» What the exercise asks
Restate the data exactly as given and keep the pictures out.

══════════

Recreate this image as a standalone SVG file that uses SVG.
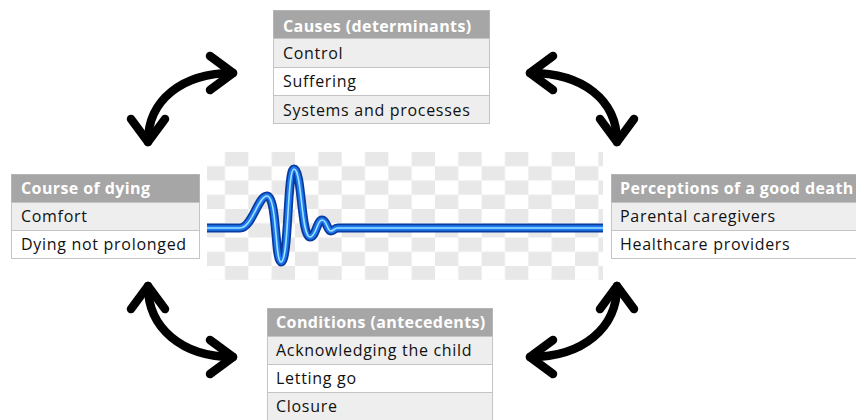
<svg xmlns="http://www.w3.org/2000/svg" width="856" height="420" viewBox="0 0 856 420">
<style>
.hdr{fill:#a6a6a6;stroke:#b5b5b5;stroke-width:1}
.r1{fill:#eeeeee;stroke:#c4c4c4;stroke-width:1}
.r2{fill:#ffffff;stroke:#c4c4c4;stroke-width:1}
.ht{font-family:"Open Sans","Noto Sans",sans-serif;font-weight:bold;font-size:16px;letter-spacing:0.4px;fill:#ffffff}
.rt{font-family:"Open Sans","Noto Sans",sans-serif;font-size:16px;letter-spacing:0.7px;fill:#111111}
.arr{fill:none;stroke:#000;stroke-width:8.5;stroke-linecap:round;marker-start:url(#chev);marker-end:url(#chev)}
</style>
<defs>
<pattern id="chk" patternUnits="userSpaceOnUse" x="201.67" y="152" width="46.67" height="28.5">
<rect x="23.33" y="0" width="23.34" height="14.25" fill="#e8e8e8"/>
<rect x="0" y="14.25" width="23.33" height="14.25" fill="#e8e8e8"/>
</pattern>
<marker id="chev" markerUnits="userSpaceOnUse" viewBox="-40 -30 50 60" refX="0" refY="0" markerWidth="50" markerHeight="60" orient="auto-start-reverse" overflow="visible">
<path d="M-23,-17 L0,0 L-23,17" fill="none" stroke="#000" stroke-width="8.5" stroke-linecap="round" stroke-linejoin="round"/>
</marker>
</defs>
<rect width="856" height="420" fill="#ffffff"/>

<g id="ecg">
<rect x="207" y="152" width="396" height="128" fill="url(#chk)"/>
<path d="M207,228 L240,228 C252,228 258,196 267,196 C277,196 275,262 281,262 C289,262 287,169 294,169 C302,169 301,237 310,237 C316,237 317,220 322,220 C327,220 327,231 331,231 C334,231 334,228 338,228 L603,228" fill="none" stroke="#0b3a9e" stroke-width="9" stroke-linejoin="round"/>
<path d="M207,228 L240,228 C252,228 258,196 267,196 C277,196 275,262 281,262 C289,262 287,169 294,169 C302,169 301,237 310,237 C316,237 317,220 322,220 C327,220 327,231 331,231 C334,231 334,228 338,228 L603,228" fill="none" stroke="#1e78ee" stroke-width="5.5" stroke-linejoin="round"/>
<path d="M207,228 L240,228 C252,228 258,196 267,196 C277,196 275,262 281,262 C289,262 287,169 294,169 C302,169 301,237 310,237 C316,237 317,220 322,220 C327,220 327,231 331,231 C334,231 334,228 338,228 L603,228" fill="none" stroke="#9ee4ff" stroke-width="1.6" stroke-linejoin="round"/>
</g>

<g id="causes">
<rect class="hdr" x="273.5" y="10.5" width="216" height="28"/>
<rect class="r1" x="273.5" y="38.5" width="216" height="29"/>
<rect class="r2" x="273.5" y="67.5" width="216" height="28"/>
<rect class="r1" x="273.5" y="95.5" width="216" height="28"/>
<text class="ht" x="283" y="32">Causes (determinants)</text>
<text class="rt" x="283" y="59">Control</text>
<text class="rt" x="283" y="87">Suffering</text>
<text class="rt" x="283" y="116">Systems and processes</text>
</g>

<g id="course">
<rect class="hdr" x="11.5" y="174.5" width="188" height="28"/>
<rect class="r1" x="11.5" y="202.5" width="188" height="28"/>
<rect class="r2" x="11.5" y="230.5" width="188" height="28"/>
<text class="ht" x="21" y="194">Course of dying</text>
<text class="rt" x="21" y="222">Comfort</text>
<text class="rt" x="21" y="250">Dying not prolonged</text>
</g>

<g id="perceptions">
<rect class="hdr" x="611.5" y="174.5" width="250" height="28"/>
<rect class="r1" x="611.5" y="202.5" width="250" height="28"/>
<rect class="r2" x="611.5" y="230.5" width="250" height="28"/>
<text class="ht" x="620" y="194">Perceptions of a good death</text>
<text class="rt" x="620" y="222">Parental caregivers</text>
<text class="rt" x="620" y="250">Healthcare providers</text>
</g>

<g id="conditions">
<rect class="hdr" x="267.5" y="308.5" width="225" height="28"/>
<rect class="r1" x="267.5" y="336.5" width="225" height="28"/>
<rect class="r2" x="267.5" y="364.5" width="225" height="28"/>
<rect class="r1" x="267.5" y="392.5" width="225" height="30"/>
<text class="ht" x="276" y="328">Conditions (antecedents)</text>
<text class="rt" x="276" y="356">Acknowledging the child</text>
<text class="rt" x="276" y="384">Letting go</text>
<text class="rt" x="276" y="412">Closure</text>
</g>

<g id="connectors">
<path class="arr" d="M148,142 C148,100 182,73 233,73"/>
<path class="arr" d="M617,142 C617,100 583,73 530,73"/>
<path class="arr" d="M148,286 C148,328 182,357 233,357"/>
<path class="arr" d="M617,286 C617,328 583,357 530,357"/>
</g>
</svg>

══════════

» Correct result
Recreate this image as a standalone SVG file that uses SVG.
<svg xmlns="http://www.w3.org/2000/svg" width="856" height="420" viewBox="0 0 856 420">
<style>
.hdr{fill:#a6a6a6;stroke:#b5b5b5;stroke-width:1}
.r1{fill:#eeeeee;stroke:#c4c4c4;stroke-width:1}
.r2{fill:#ffffff;stroke:#c4c4c4;stroke-width:1}
.ht{font-family:"Open Sans","Noto Sans",sans-serif;font-weight:bold;font-size:16px;letter-spacing:0.4px;fill:#ffffff}
.rt{font-family:"Open Sans","Noto Sans",sans-serif;font-size:16px;letter-spacing:0.7px;fill:#111111}
.arr{fill:none;stroke:#000;stroke-width:8.5;stroke-linecap:round;marker-start:url(#chev);marker-end:url(#chev)}
</style>
<defs>
<pattern id="chk" patternUnits="userSpaceOnUse" x="201.67" y="152" width="46.67" height="28.5">
<rect x="23.33" y="0" width="23.34" height="14.25" fill="#e8e8e8"/>
<rect x="0" y="14.25" width="23.33" height="14.25" fill="#e8e8e8"/>
</pattern>
<marker id="chev" markerUnits="userSpaceOnUse" viewBox="-40 -30 50 60" refX="0" refY="0" markerWidth="50" markerHeight="60" orient="auto-start-reverse" overflow="visible">
<path d="M-23,-17 L0,0 L-23,17" fill="none" stroke="#000" stroke-width="8.5" stroke-linecap="round" stroke-linejoin="round"/>
</marker>
</defs>
<rect width="856" height="420" fill="#ffffff"/>

<g id="ecg">
<rect x="207" y="152" width="396" height="128" fill="url(#chk)"/>
<path d="M207,228 L240,228 C252,228 258,196 267,196 C277,196 275,262 281,262 C289,262 287,169 294,169 C302,169 301,237 310,237 C316,237 317,220 322,220 C327,220 327,231 331,231 C334,231 334,228 338,228 L603,228" fill="none" stroke="#0b3a9e" stroke-width="9" stroke-linejoin="round"/>
<path d="M207,228 L240,228 C252,228 258,196 267,196 C277,196 275,262 281,262 C289,262 287,169 294,169 C302,169 301,237 310,237 C316,237 317,220 322,220 C327,220 327,231 331,231 C334,231 334,228 338,228 L603,228" fill="none" stroke="#1e78ee" stroke-width="5.5" stroke-linejoin="round"/>
<path d="M207,228 L240,228 C252,228 258,196 267,196 C277,196 275,262 281,262 C289,262 287,169 294,169 C302,169 301,237 310,237 C316,237 317,220 322,220 C327,220 327,231 331,231 C334,231 334,228 338,228 L603,228" fill="none" stroke="#9ee4ff" stroke-width="1.6" stroke-linejoin="round"/>
</g>

<g id="causes">
<rect class="hdr" x="273.5" y="10.5" width="216" height="28"/>
<rect class="r1" x="273.5" y="38.5" width="216" height="29"/>
<rect class="r2" x="273.5" y="67.5" width="216" height="28"/>
<rect class="r1" x="273.5" y="95.5" width="216" height="28"/>
<text class="ht" x="283" y="32">Causes (determinants)</text>
<text class="rt" x="283" y="59">Control</text>
<text class="rt" x="283" y="87">Suffering</text>
<text class="rt" x="283" y="116">Systems and processes</text>
</g>

<g id="course">
<rect class="hdr" x="11.5" y="174.5" width="188" height="28"/>
<rect class="r1" x="11.5" y="202.5" width="188" height="28"/>
<rect class="r2" x="11.5" y="230.5" width="188" height="28"/>
<text class="ht" x="21" y="194">Course of dying</text>
<text class="rt" x="21" y="222">Comfort</text>
<text class="rt" x="21" y="250">Dying not prolonged</text>
</g>

<g id="perceptions">
<rect class="hdr" x="611.5" y="174.5" width="250" height="28"/>
<rect class="r1" x="611.5" y="202.5" width="250" height="28"/>
<rect class="r2" x="611.5" y="230.5" width="250" height="28"/>
<text class="ht" x="620" y="194">Perceptions of a good death</text>
<text class="rt" x="620" y="222">Parental caregivers</text>
<text class="rt" x="620" y="250">Healthcare providers</text>
</g>

<g id="conditions">
<rect class="hdr" x="267.5" y="308.5" width="225" height="28"/>
<rect class="r1" x="267.5" y="336.5" width="225" height="28"/>
<rect class="r2" x="267.5" y="364.5" width="225" height="28"/>
<rect class="r1" x="267.5" y="392.5" width="225" height="30"/>
<text class="ht" x="276" y="328">Conditions (antecedents)</text>
<text class="rt" x="276" y="356">Acknowledging the child</text>
<text class="rt" x="276" y="384">Letting go</text>
<text class="rt" x="276" y="412">Closure</text>
</g>

<g id="connectors">
<path class="arr" d="M148,142 C148,100 182,73 233,73"/>
<path class="arr" d="M617,142 C617,100 583,73 530,73"/>
<path class="arr" d="M148,286 C148,328 182,357 233,357"/>
<path class="arr" d="M617,286 C617,328 583,357 530,357"/>
</g>
</svg>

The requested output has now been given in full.